After brunch, you’ll have some time to relax before we walk to the Boat Street Kitchen via the new Olympic Sculpture Park. At Boat Street, chef Renee Erickson and co-owner Susan Kaplan will treat us to a cooking class and a fabulous dinner.

Monday September 24
The morning is yours to spend as you wish.

Late in the morning, we’ll head to the International District, where Seattle Times’ restaurant critic and KPLU food commentator Nancy Leson will lead us in a walking and tasting tour of some of her favorite Asian food haunts.

After our lunch tour, you’ll have a few hours to relax before we go to Lark, where chef John Sundstrom will open his restaurant for a private dinner just for us.

Tuesday September 25
Free morning and lunch on your own.

Mid-afternoon, we’ll meet at the hotel and walk to Beecher’s Handmade Cheese in the Pike Place Market, where we’ll be treated to a cheese class.

You’ll have some time back at the hotel to freshen up before we head out to Rover’s. We’ll start with a cooking demonstration by chef Thierry Rautureau then have dinner in Rover’s private dining room. You’ll receive a signed copy of Chef’s cookbook to take home.

Wednesday September 26
A final morning on your own to explore a bit more of Seattle before we check out of the Andra and leave for Woodinville.

Late morning, we’ll walk to Pike Place Market, where we will meet chef Kerry Sear of Cascadia, who will lead us on a market tour focused on organic foods. Then we’ll walk with Chef Sear back to Cascadia where we’ll have a cooking class and lunch.

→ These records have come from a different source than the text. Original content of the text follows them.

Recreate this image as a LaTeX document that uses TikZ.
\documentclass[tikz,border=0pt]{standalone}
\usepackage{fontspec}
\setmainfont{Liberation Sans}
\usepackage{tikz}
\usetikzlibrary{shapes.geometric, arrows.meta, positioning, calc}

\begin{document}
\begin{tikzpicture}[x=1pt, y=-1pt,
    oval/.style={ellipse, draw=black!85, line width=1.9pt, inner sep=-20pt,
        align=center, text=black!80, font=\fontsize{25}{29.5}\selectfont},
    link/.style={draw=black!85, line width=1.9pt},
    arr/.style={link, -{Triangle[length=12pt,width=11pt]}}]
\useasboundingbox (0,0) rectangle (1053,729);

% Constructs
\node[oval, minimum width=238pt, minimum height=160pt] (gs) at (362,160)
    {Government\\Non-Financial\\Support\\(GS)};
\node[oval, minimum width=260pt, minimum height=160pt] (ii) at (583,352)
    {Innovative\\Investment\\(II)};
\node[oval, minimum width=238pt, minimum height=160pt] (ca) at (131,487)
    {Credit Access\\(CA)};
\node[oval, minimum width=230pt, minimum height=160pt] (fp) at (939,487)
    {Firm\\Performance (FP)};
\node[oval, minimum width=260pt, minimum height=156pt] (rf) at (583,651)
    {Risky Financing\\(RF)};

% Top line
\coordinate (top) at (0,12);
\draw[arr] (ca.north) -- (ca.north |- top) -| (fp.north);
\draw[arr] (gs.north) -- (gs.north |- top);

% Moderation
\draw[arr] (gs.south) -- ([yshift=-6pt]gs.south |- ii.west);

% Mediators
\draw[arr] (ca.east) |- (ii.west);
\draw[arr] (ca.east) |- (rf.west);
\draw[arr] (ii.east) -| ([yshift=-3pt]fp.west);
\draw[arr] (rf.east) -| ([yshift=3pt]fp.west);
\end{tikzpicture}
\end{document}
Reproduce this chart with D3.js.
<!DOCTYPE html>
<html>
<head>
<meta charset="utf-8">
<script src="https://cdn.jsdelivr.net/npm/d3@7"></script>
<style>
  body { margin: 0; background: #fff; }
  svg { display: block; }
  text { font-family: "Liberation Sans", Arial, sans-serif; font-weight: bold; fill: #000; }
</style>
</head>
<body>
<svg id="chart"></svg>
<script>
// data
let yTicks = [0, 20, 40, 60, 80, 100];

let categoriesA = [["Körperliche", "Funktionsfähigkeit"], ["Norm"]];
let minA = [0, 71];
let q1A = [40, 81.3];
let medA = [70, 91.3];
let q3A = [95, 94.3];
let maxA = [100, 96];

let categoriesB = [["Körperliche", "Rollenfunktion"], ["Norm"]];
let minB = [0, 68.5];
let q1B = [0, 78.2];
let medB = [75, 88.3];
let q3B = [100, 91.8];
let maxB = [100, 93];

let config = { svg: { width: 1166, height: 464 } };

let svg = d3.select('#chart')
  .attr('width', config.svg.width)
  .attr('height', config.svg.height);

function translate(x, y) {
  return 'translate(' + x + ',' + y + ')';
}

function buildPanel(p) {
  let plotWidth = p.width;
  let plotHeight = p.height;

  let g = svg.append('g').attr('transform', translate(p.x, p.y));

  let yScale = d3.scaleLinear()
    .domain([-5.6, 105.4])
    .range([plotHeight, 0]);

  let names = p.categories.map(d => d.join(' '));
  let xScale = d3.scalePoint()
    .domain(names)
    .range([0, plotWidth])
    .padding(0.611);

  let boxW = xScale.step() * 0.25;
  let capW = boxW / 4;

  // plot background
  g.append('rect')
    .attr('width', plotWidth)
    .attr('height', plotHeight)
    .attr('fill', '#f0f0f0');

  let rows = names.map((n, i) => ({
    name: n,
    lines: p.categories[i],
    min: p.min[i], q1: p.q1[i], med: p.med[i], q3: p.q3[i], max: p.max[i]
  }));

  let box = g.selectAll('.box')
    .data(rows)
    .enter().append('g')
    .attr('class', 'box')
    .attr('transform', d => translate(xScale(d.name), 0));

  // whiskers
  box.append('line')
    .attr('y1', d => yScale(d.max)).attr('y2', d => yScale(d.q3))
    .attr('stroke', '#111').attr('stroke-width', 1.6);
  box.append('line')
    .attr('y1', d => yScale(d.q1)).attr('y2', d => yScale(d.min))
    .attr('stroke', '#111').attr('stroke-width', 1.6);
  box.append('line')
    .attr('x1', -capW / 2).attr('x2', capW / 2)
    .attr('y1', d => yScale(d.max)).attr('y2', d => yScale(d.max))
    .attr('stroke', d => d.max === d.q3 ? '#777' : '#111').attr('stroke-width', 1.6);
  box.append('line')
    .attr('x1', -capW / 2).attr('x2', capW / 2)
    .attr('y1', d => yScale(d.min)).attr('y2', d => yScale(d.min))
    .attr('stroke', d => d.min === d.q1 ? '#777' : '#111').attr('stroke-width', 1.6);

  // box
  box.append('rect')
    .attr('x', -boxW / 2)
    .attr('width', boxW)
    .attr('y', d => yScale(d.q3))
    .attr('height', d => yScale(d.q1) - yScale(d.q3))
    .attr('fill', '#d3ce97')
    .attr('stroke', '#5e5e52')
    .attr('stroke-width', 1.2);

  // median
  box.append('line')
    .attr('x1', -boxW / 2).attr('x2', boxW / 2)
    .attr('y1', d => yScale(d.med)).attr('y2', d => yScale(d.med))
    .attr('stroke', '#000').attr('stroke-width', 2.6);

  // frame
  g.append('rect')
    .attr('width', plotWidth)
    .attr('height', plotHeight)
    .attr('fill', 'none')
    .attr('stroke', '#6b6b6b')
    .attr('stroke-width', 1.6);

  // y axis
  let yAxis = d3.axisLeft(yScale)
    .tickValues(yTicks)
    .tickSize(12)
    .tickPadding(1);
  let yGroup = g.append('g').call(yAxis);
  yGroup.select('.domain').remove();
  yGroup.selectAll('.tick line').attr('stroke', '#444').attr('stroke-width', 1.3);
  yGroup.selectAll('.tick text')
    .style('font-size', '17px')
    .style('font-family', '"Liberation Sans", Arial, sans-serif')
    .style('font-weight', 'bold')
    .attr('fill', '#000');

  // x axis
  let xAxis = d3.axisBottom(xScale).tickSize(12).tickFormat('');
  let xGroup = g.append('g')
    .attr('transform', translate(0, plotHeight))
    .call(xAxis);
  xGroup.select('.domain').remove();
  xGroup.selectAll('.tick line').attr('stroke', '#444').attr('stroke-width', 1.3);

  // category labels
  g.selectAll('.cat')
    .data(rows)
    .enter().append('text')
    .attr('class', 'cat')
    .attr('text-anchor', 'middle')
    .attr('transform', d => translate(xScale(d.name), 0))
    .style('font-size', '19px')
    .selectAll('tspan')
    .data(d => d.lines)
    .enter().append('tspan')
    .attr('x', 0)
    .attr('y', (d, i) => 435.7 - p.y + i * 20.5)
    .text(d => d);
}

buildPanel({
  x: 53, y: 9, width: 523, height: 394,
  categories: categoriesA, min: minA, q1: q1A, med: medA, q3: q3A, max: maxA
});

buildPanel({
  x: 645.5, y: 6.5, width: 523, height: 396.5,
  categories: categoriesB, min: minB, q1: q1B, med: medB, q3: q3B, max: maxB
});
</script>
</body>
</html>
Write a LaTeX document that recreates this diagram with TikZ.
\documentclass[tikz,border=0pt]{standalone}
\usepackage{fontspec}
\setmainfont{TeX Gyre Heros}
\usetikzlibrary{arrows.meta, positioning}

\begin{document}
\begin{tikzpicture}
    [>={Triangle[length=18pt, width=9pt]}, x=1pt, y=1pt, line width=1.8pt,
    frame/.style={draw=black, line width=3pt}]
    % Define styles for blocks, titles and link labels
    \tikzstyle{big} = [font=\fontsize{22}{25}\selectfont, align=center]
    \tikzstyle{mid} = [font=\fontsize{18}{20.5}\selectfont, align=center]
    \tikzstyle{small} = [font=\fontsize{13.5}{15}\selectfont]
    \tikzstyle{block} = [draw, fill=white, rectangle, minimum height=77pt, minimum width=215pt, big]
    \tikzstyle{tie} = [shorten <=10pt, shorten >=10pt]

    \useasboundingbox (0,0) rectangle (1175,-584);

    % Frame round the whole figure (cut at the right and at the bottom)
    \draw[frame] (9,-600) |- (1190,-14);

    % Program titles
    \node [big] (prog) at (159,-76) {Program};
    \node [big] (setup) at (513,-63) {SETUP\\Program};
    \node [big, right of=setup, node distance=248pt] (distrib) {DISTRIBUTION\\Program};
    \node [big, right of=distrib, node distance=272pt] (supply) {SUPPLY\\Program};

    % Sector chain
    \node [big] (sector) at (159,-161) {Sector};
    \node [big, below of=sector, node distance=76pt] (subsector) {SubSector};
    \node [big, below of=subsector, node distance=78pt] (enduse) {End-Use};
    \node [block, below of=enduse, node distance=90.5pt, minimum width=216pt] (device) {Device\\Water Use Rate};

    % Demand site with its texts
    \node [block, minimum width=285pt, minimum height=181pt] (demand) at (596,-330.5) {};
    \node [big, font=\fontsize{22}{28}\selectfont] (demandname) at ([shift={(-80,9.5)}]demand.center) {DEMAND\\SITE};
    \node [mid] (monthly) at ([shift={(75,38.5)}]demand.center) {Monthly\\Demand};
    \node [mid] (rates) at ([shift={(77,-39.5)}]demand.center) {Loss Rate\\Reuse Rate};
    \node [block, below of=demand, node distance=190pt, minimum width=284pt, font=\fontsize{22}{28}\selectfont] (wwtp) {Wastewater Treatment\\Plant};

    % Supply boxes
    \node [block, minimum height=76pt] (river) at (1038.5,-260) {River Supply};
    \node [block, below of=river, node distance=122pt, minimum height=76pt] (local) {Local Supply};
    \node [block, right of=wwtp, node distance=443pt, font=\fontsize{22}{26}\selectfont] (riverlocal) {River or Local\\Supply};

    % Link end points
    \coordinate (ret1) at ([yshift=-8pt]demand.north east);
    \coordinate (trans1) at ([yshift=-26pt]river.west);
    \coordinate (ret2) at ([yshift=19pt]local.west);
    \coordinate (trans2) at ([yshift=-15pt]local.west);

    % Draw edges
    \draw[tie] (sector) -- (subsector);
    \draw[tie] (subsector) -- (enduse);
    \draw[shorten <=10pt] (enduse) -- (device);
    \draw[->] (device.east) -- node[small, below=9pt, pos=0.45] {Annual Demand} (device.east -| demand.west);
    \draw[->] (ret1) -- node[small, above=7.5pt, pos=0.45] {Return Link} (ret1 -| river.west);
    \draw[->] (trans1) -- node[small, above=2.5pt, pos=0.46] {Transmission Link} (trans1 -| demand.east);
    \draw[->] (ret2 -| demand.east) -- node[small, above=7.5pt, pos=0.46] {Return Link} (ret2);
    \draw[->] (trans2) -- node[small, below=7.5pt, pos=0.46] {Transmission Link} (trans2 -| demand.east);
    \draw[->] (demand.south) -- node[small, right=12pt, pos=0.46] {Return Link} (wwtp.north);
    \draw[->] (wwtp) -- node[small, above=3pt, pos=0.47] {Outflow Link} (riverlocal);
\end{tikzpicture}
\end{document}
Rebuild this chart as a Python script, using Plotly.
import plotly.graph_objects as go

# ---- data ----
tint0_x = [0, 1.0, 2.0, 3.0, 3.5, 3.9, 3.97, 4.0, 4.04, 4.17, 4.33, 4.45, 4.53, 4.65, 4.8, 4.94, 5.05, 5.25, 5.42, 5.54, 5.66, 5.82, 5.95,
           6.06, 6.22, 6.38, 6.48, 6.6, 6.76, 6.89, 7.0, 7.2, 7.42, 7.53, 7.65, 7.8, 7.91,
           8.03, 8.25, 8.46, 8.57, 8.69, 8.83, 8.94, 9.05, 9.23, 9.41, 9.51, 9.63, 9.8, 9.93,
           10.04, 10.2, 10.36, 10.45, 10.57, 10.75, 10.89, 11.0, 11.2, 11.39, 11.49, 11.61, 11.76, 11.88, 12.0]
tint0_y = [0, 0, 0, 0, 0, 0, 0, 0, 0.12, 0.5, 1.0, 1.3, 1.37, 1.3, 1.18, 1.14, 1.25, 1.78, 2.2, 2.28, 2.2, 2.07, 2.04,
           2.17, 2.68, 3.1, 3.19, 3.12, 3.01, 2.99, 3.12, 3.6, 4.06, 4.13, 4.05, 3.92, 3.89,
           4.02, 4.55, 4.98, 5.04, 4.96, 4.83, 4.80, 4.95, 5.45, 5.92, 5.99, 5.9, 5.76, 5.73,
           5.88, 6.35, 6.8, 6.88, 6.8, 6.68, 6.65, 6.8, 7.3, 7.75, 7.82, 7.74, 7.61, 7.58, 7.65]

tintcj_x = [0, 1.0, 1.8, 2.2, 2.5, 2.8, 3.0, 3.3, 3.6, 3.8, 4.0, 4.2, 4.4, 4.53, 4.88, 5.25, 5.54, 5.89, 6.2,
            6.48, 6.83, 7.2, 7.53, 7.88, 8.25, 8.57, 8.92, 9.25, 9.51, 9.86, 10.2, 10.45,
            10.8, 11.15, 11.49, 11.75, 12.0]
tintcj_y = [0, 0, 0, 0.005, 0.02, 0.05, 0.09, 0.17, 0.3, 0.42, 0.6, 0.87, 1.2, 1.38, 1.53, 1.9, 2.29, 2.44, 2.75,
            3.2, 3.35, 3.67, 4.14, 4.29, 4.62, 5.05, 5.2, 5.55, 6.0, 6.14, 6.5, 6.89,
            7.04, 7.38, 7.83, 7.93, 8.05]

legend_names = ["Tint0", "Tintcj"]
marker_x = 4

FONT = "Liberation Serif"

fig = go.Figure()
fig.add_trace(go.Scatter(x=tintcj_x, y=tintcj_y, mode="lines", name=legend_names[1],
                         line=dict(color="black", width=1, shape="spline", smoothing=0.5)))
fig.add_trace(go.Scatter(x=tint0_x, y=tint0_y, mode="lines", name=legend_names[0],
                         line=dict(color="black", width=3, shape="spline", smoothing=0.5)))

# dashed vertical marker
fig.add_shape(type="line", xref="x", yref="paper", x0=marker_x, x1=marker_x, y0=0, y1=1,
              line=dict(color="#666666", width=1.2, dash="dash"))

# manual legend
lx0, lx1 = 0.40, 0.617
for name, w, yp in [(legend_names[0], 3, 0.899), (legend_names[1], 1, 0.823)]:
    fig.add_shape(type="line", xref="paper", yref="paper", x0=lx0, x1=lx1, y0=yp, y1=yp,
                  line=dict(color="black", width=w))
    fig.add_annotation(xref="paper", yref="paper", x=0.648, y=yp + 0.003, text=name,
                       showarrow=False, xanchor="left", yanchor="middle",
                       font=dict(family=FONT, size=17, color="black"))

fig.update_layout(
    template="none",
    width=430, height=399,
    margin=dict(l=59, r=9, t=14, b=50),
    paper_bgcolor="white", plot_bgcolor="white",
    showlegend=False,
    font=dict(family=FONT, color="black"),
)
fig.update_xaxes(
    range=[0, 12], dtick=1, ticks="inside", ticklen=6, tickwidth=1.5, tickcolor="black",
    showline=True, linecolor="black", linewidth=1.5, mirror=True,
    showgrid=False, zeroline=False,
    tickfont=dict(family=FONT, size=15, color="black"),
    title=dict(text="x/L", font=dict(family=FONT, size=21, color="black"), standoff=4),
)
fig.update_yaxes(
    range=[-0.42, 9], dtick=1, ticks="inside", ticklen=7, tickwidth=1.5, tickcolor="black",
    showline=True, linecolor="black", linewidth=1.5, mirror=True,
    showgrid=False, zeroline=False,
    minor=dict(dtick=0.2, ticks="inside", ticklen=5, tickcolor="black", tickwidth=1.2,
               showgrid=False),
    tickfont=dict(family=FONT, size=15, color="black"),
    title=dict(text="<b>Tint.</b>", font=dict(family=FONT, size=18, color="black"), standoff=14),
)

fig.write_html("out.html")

After lunch, you’ll be transferred to the lovely Willows Lodge, our home for the next three nights.

Our dinner tonight will be at the Barking Frog, where we’ll have an opportunity to talk with chef Bobby Moore.

Thursday September 27
After enjoying a continental breakfast at the Lodge, you’ll have free time before we meet Willows Lodge gardener Eagle Song for an organic farm and garden tour. We’ll enjoy a box lunch as part of the tour.

Thursday evening, you’ll be treated to a Winemaker’s Dinner at the Lodge, featuring wine pairings from one or more of the area’s wineries that’s not generally open to the public for tastings.

Friday September 28
Continental breakfast at the Lodge.

Friday is a free day to enjoy the spa, visit one or more of the wineries within walking distance of the Lodge, ride bikes to work off all the great food we’ve been eating, or just relax!

Friday evening, we’ll walk the short distance to the Herbfarm where we’ll be treated to nine courses of chef Jerry Traunfeld’s wonderful Pacific Northwest cuisine (chef Traunfeld has announced that he will be leaving the Herbfarm after nearly 20 years at the helm to open his own restaurant, so this is a great opportunity for those who have not yet experienced the Herbfarm to do so while he is still at the helm). You’ll receive an Herbfarm cookbook signed by the chef.

Saturday September 29
Continental breakfast at the Lodge.

COST: $3595 per person, double occupancy. Single supplement: $900.

Includes: seven nights’ lodging (including tax); meals and activities as indicated in itinerary (including tax and gratuity); transportation as indicated in itinerary (including tax and gratuity); non-alcoholic beverages at brunch and lunches; two welcome cocktails; chef’s choice of wine pairings with all dinners; cookbooks as indicated in itinerary (one per room).

Does not include: alcoholic and other beverages other than as indicated above; personal gratuities at hotels (e.g. housekeeping, bellman); airport transfers; spa or other activities at Willows Lodge on free day.